The listing below is the input. Say how many of its lines contain "script", giving the number alone.

BEGIN Task input

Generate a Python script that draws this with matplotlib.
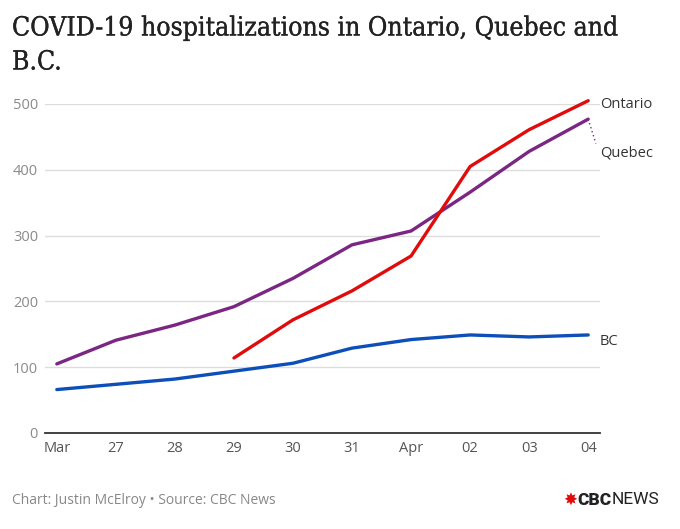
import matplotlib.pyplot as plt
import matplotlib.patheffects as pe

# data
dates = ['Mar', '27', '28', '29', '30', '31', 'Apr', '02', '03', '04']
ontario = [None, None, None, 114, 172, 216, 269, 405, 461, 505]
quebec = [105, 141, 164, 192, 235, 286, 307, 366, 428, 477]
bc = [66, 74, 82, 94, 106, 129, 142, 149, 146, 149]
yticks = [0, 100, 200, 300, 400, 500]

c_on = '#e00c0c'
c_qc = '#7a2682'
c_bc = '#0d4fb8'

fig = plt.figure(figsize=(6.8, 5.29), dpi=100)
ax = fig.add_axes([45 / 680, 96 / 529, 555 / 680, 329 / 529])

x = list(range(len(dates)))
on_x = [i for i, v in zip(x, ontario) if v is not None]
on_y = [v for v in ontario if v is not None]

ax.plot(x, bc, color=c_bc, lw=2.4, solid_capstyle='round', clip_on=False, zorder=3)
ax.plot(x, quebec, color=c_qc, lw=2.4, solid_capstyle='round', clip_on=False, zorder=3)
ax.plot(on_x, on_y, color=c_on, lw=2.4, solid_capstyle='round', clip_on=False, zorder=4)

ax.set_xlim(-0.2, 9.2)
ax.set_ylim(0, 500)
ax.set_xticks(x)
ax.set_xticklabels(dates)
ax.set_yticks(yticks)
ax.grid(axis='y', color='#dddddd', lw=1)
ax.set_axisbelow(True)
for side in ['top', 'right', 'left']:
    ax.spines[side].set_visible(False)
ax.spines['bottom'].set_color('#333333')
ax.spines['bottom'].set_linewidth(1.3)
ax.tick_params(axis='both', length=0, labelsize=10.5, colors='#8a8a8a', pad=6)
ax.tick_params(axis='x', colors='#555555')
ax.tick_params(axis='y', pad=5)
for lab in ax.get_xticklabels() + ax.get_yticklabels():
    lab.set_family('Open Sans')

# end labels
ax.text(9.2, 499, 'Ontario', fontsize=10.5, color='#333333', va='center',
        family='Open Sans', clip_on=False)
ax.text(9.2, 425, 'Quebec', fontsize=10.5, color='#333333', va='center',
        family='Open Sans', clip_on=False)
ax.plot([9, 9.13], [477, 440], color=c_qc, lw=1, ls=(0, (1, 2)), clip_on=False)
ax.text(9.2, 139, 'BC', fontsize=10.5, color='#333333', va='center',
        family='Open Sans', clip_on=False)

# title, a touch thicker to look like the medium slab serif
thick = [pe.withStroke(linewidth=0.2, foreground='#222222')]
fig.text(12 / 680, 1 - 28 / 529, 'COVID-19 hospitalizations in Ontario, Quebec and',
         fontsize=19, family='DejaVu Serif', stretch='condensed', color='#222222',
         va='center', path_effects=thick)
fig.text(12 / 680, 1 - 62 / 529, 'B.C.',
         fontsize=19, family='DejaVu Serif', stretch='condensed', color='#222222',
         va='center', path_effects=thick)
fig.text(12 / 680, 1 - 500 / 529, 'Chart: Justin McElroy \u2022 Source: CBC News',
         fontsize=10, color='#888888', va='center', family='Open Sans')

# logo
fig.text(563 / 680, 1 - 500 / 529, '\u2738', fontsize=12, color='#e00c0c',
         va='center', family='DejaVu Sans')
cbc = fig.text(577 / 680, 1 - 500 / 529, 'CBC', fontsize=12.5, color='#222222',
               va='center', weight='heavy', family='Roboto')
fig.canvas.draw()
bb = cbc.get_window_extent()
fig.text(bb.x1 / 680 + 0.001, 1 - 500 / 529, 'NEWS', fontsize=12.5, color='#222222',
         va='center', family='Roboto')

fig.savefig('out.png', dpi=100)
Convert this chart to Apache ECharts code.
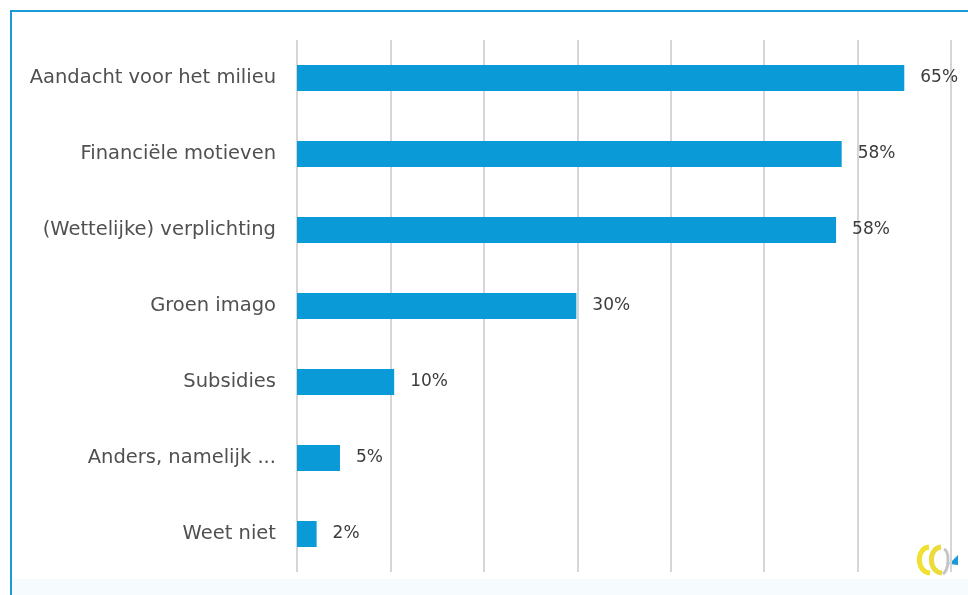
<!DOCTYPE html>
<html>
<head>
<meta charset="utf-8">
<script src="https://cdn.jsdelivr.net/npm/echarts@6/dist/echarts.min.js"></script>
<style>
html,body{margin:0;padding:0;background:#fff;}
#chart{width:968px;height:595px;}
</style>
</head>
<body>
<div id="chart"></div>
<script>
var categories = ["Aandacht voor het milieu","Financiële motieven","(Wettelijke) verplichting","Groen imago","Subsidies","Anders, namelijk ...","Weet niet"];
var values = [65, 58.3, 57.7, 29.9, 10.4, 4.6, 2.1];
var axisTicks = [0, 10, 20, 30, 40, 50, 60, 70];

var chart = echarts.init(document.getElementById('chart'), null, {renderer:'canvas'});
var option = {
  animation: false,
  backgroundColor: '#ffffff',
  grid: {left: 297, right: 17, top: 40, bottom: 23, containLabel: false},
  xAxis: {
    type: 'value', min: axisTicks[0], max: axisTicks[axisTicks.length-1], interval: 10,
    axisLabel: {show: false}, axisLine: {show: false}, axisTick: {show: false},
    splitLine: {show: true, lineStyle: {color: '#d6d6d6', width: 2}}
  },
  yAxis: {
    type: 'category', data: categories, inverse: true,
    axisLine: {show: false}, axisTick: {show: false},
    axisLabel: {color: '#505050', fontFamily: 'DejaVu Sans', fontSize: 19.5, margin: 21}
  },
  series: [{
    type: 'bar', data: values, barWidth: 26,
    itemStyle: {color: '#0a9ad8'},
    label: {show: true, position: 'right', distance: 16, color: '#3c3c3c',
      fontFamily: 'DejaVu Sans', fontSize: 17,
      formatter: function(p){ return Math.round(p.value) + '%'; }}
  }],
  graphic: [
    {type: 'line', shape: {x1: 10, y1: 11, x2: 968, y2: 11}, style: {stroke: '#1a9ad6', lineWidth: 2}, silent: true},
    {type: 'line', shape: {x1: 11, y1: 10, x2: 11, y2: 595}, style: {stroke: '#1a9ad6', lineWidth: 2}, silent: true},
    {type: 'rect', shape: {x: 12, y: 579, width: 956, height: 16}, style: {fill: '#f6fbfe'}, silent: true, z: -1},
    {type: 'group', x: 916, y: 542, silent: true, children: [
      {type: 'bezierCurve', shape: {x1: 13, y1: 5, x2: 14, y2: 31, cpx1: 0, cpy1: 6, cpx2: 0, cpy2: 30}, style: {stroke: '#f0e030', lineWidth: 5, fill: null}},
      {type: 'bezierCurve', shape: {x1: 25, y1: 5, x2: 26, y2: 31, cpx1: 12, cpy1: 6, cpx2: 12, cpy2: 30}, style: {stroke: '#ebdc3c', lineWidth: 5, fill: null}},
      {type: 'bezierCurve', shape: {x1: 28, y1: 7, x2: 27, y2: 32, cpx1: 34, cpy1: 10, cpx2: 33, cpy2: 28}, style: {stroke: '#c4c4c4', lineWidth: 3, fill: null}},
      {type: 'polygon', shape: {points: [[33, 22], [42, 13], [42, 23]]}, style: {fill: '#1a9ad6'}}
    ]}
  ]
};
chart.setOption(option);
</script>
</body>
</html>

END Task input

▸ **Expected answer**: 4